Think about that. FIVE ORDERS of magnitude. That is freaking huge.


That's a five order of magnitude difference *in the Stern-Levinson
parameter*, M^2/P. The IAU could have used the Stern-Levinson
parameter, or simply drawn some line in terms of mass or radius, but
the fact is, they didn't.

And yet now Stern wants to assert that the glorified rocks in the
various Lagrange zones of
the 8 planets somehow disqualifies them from planethood, despite the
fact that he is
perfectly aware of the huge, qualitative difference involved.


Stern is pointing out, correctly, that the "definition" is
near-gibberish which does not define what the terms it employs mean.
And the trojan asteroids are not all "glorified rocks"; Hektor, for
example, is about 370x195 km in size. Some rock.

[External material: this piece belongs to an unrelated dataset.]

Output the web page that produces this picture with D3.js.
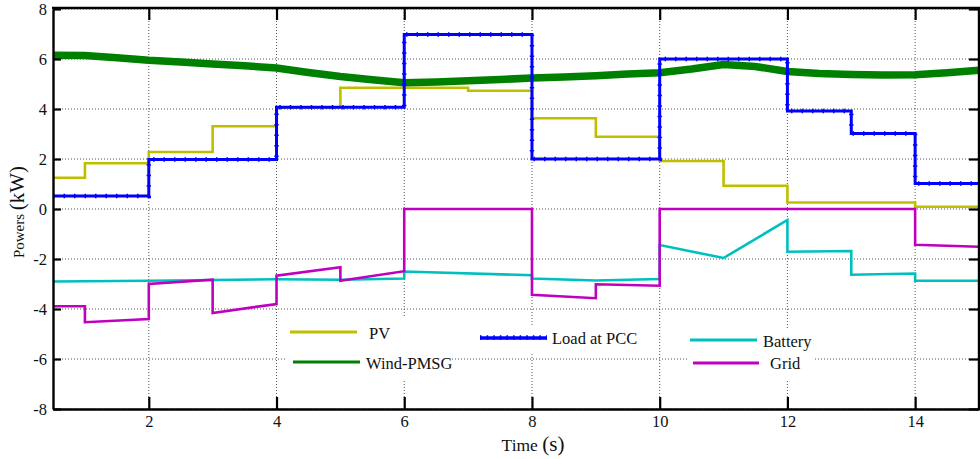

Some of Alan Stern's contradictions:

################################################## ###########

1st contradiction:

(originally Alan Stern writes that there is clear distinction
between "uberplanets" and "unterplanets", now 6 years later
he says there is no clear dividing line between them)


There *is* a clear gap in terms of the Stern-Levinson parameter, which,
however, the IAU does not use.

"Hence, we define and uberplanet as a planetary body
in orbit about a star that is dynamically important enough
to have cleared its neighboring planetesimals in a Hubble time.
And we define an unterplanet as one that has not been able to do so."


That does look like a flip, but "planetesimals" is an important word
here. They go on to cook up Lambda = M^2/P, the parameter I've been
talking about, and relate it theoretically to this definition.